Fuller House: Lori Loughlin Not Expected Back for Final SeasonTVLine — Matt Webb Mitovich
Have mercy? Maybe not when it comes to Lori Loughlin‘s status on Fuller House‘s farewell season, in the wake of the actress being indicted for her alleged role in a wide-ranging college admissions bribery scheme.
As Hallmark Channel plots a future without the star of its wholesome When Calls the Heart drama and Garage Sale Mystery TV-movie series, sources tell TVLine that there are currently no plans for the embattled Loughlin to reprise her role as Aunt Becky during Fuller House‘s fifth and final season, which has yet to start production and will premiere on Netflix this fall.
A star of progenitor Full House, Loughlin guest-starred on the Warner Bros. TV-produced follow-up during its first four seasons, the most recent of which hit Netflix in December.
Crown Media announced on Thursday that it had “stopped development of all productions” involving Loughlin, after which Hallmark Channel pulled the March 17 episode of When Calls the Heart from its lineup, as it considers “creative options” for the well-performing series moving forward.

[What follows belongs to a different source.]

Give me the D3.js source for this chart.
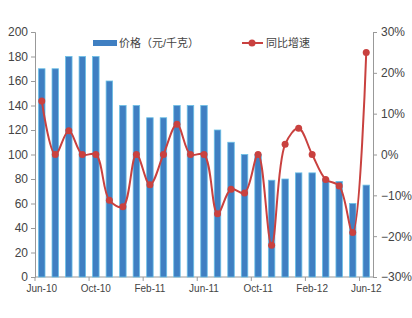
<!DOCTYPE html>
<html>
<head>
<meta charset="utf-8">
<script src="https://cdn.jsdelivr.net/npm/d3@7"></script>
<style>
  body { margin: 0; background: #fff; }
  text { font-family: "Liberation Sans", "Noto Sans CJK SC", sans-serif; fill: #444; }
</style>
</head>
<body>
<svg id="chart" width="412" height="318"></svg>
<script>
// 月份
let months = ['Jun-10','Jul-10','Aug-10','Sep-10','Oct-10','Nov-10','Dec-10',
  'Jan-11','Feb-11','Mar-11','Apr-11','May-11','Jun-11','Jul-11','Aug-11','Sep-11',
  'Oct-11','Nov-11','Dec-11','Jan-12','Feb-12','Mar-12','Apr-12','May-12','Jun-12'];
// 价格（元/千克）
let price = [170,170,180,180,180,160,140,140,130,130,140,140,140,120,110,100,100,79,80,85,85,80,78,60,75];
// 同比增速 (%)
let growth = [13.1,0,5.8,0,0,-11.2,-12.8,0,-7.4,0,7.4,0,0,-14.5,-8.5,-9.4,0,-22.2,2.5,6.4,0,-6.1,-7.7,-19.1,25];
let leftTicks = [0,20,40,60,80,100,120,140,160,180,200];
let rightTicks = [-30,-20,-10,0,10,20,30];
let labelMonths = ['Jun-10','Oct-10','Feb-11','Jun-11','Oct-11','Feb-12','Jun-12'];

let svg = d3.select('#chart');
let mLeft = 35, mRight = 373, mTop = 32, mBottom = 277;

let x = d3.scaleBand().domain(months).range([mLeft, mRight]);
let y = d3.scaleLinear().domain([0, 200]).range([mBottom, mTop]);
let y2 = d3.scaleLinear().domain([-30, 30]).range([mBottom, mTop]);

// Achsen
let gl = svg.append('g').attr('transform', 'translate(' + mLeft + ',0)')
  .call(d3.axisLeft(y).tickValues(leftTicks).tickSize(4).tickPadding(3));
let gr = svg.append('g').attr('transform', 'translate(' + mRight + ',0)')
  .call(d3.axisRight(y2).tickValues(rightTicks).tickSize(4).tickPadding(4)
    .tickFormat(function(d){ return (d < 0 ? '\u2212' : '') + Math.abs(d) + '%'; }));
[gl, gr].forEach(function(g){
  g.select('.domain').attr('stroke', '#999');
  g.selectAll('.tick line').attr('stroke', '#999');
  g.selectAll('.tick text').style('font-size', '12px').attr('fill', '#444');
});

// x-Achse
svg.append('line').attr('x1', mLeft).attr('x2', mRight).attr('y1', mBottom).attr('y2', mBottom)
  .attr('stroke', '#999');
let step = x.step();
svg.selectAll('.xtick').data(d3.range(0, months.length + 1, 4)).enter()
  .append('line').attr('class', 'xtick')
  .attr('x1', function(d){ return mLeft + d * step; })
  .attr('x2', function(d){ return mLeft + d * step; })
  .attr('y1', mBottom).attr('y2', mBottom + 4).attr('stroke', '#999');
svg.selectAll('.xlab').data(labelMonths).enter()
  .append('text').attr('class', 'xlab')
  .attr('x', function(d){ return x(d) + x.bandwidth() / 2; })
  .attr('y', mBottom + 15).attr('text-anchor', 'middle')
  .style('font-size', '10px').text(function(d){ return d; });

// Balken
let bw = 6.5;
svg.selectAll('.bar').data(months).enter()
  .append('rect').attr('class', 'bar')
  .attr('x', function(d){ return x(d) + x.bandwidth() / 2 - bw / 2; })
  .attr('y', function(d, i){ return y(price[i]); })
  .attr('width', bw)
  .attr('height', function(d, i){ return mBottom - y(price[i]); })
  .attr('fill', '#3f7fc2').attr('stroke', '#6cc0e6').attr('stroke-width', 0.8);

// Linie
let pts = months.map(function(d, i){ return [x(d) + x.bandwidth() / 2, y2(growth[i])]; });
svg.append('path').attr('d', d3.line().curve(d3.curveCatmullRom.alpha(0.5))(pts))
  .attr('fill', 'none').attr('stroke', '#c9413f').attr('stroke-width', 2);
svg.selectAll('.dot').data(pts).enter()
  .append('circle').attr('cx', function(d){ return d[0]; }).attr('cy', function(d){ return d[1]; })
  .attr('r', 3.5).attr('fill', '#c9413f');

// Legende
svg.append('rect').attr('x', 93).attr('y', 40).attr('width', 24).attr('height', 6).attr('fill', '#3f7fc2');
svg.append('text').attr('x', 119).attr('y', 47).style('font-size', '11px').text('价格（元/千克）');
svg.append('line').attr('x1', 242).attr('x2', 263).attr('y1', 43).attr('y2', 43)
  .attr('stroke', '#c9413f').attr('stroke-width', 2);
svg.append('circle').attr('cx', 252).attr('cy', 43).attr('r', 3.5).attr('fill', '#c9413f');
svg.append('text').attr('x', 266).attr('y', 47).style('font-size', '11px').text('同比增速');
</script>
</body>
</html>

Loughlin turned herself over to authorities on March 13 after being indicted for allegedly taking part in a large scheme involving parents who paid bribes of up to $6 million to get their kids into elite colleges, including Yale and Georgetown. Loughlin, her husband Mossimo Giannulli and dozens of other parents — including Desperate Housewives alumna Felicity Huffman — allegedly bribed college entrance-exam administrators (to allow cheating on the tests) and university athletic coaches (to designate school applicants as athletic recruits, regardless of their athletic ability or experience playing a sport).
Loughlin and Giannulli allegedly paid a total of $500,000 so that their two daughters would be designated as recruits to the University of Southern California’s crew team, though neither girl participated in the sport.
Loughlin was released from custody on $1 million bail, with a judge ruling that she could travel for work as long as she informs the court where she’s going and how long she’ll be away.